Without removing his gaze from possible threats, Ritzik dropped the magazine out of the well, slipped to one knee, retrieved a fresh fifteen-rounder from his thigh and smacked it into place with the flat of his hand, then released the slide with his right thumb. He shouted, “Okay!” and stood.
Just in time to catch movement at his twelve. Ritzik and Masland shot simultaneously and a Chinese soldier went down. Masland was moving now, using his foot to kick weapons away from dead hands. Quickly, he checked the bodies for signs of life. He found none. He shouted, “Clear!”
Mickey D vaulted into the chopper and made for the cockpit. He reached over the bodies for the power switches and shut the engines down. “Bill, gimme a hand.” The pair of them pulled the dead pilot and his number two out of their shoulder harnesses and seat belts.
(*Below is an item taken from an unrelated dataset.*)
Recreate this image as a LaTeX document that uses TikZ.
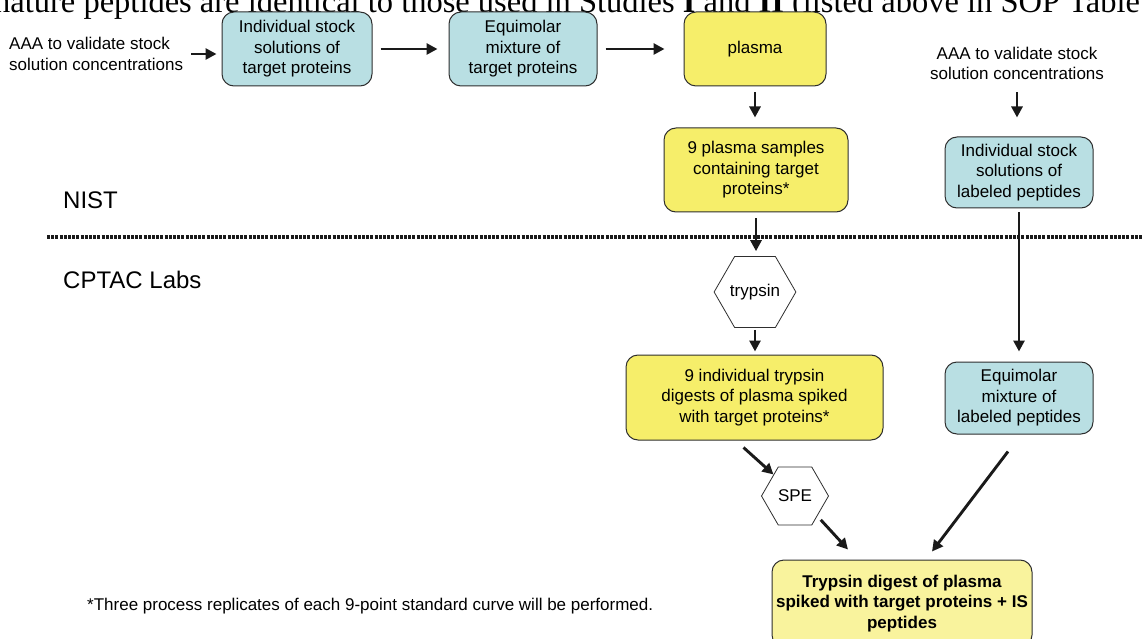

They dragged the corpses aft and rolled them out of the hatch. The pilot slapped the HIP’s airframe. “I’m going to see if it’s still fly-able,” he said to his partner.
Ritzik helped Doc Masland pull six Chinese soldiers out of the HIP’s cargo cabin. With the door gunner, the two pilots, and the other three from the ladder, there were ten in all. Ritzik pressed the transmit button on his radio. “Rowdy, Loner—sit-rep me.”